• _Directive_
Reproduce all the entries exactly and keep the pictures out.

• _The data_

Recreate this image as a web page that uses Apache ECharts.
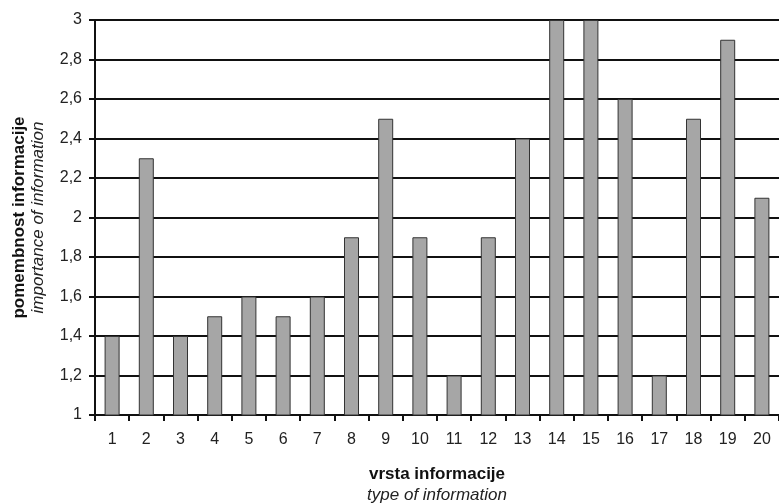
<!DOCTYPE html>
<html><head><meta charset="utf-8">
<script src="https://cdn.jsdelivr.net/npm/echarts@6/dist/echarts.min.js"></script>
<style>html,body{margin:0;padding:0;background:#fff}#c{width:779px;height:504px}</style>
</head><body><div id="c"></div>
<script>
const categories = ['1','2','3','4','5','6','7','8','9','10','11','12','13','14','15','16','17','18','19','20'];
const values = [1.4,2.3,1.4,1.5,1.6,1.5,1.6,1.9,2.5,1.9,1.2,1.9,2.4,3.0,3.0,2.6,1.2,2.5,2.9,2.1];
const yTitle = ['pomembnost informacije','importance of information'];
const xTitle = ['vrsta informacije','type of information'];
const F = 'Liberation Sans, Arial, sans-serif';
const chart = echarts.init(document.getElementById('c'));
chart.setOption({
  animation:false,
  backgroundColor:'#fff',
  grid:{left:95,right:0,top:20,bottom:89,containLabel:false,outerBoundsMode:'none'},
  xAxis:{
    type:'category', data:categories,
    axisLine:{lineStyle:{color:'#111',width:2}},
    axisTick:{show:true,length:6,lineStyle:{color:'#111',width:2}},
    axisLabel:{color:'#222',fontFamily:F,fontSize:16,margin:17,hideOverlap:false,interval:0},
    name:'{b|'+xTitle[0]+'}\n{i|'+xTitle[1]+'}',
    nameLocation:'middle', nameGap:49,
    nameTextStyle:{rich:{
      b:{fontFamily:F,fontWeight:'bold',fontSize:17,color:'#111',lineHeight:21},
      i:{fontFamily:F,fontStyle:'italic',fontSize:17,color:'#222',lineHeight:21}
    }}
  },
  yAxis:{
    type:'value', min:1, max:3, interval:0.2,
    axisLine:{show:true,lineStyle:{color:'#111',width:2}},
    axisTick:{show:true,length:6,lineStyle:{color:'#111',width:2}},
    splitLine:{show:true,lineStyle:{color:'#111',width:2}},
    axisLabel:{color:'#222',fontFamily:F,fontSize:16,margin:13,
      formatter:v=>(Math.round(v*10)/10).toString().replace('.',',')},
    name:'{b|'+yTitle[0]+'}\n{i|'+yTitle[1]+'}',
    nameLocation:'middle', nameRotate:90, nameGap:47,
    nameTextStyle:{rich:{
      b:{fontFamily:F,fontWeight:'bold',fontSize:17,color:'#111',lineHeight:19},
      i:{fontFamily:F,fontStyle:'italic',fontSize:17,color:'#222',lineHeight:19}
    }}
  },
  series:[{
    type:'bar', data:values, barWidth:15,
    itemStyle:{color:'#a6a6a6',borderColor:'#333',borderWidth:1}
  }]
});
</script></body></html>
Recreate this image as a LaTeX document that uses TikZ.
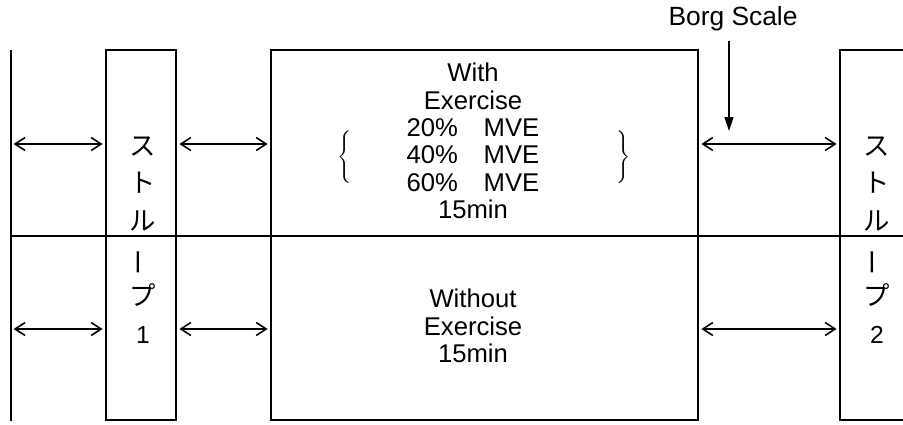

• _Task solution_
Recreate this image as a web page that uses Apache ECharts.
<!DOCTYPE html>
<html><head><meta charset="utf-8">
<script src="https://cdn.jsdelivr.net/npm/echarts@6/dist/echarts.min.js"></script>
<style>html,body{margin:0;padding:0;background:#fff}#c{width:779px;height:504px}</style>
</head><body><div id="c"></div>
<script>
const categories = ['1','2','3','4','5','6','7','8','9','10','11','12','13','14','15','16','17','18','19','20'];
const values = [1.4,2.3,1.4,1.5,1.6,1.5,1.6,1.9,2.5,1.9,1.2,1.9,2.4,3.0,3.0,2.6,1.2,2.5,2.9,2.1];
const yTitle = ['pomembnost informacije','importance of information'];
const xTitle = ['vrsta informacije','type of information'];
const F = 'Liberation Sans, Arial, sans-serif';
const chart = echarts.init(document.getElementById('c'));
chart.setOption({
  animation:false,
  backgroundColor:'#fff',
  grid:{left:95,right:0,top:20,bottom:89,containLabel:false,outerBoundsMode:'none'},
  xAxis:{
    type:'category', data:categories,
    axisLine:{lineStyle:{color:'#111',width:2}},
    axisTick:{show:true,length:6,lineStyle:{color:'#111',width:2}},
    axisLabel:{color:'#222',fontFamily:F,fontSize:16,margin:17,hideOverlap:false,interval:0},
    name:'{b|'+xTitle[0]+'}\n{i|'+xTitle[1]+'}',
    nameLocation:'middle', nameGap:49,
    nameTextStyle:{rich:{
      b:{fontFamily:F,fontWeight:'bold',fontSize:17,color:'#111',lineHeight:21},
      i:{fontFamily:F,fontStyle:'italic',fontSize:17,color:'#222',lineHeight:21}
    }}
  },
  yAxis:{
    type:'value', min:1, max:3, interval:0.2,
    axisLine:{show:true,lineStyle:{color:'#111',width:2}},
    axisTick:{show:true,length:6,lineStyle:{color:'#111',width:2}},
    splitLine:{show:true,lineStyle:{color:'#111',width:2}},
    axisLabel:{color:'#222',fontFamily:F,fontSize:16,margin:13,
      formatter:v=>(Math.round(v*10)/10).toString().replace('.',',')},
    name:'{b|'+yTitle[0]+'}\n{i|'+yTitle[1]+'}',
    nameLocation:'middle', nameRotate:90, nameGap:47,
    nameTextStyle:{rich:{
      b:{fontFamily:F,fontWeight:'bold',fontSize:17,color:'#111',lineHeight:19},
      i:{fontFamily:F,fontStyle:'italic',fontSize:17,color:'#222',lineHeight:19}
    }}
  },
  series:[{
    type:'bar', data:values, barWidth:15,
    itemStyle:{color:'#a6a6a6',borderColor:'#333',borderWidth:1}
  }]
});
</script></body></html>
Recreate this image as a LaTeX document that uses TikZ.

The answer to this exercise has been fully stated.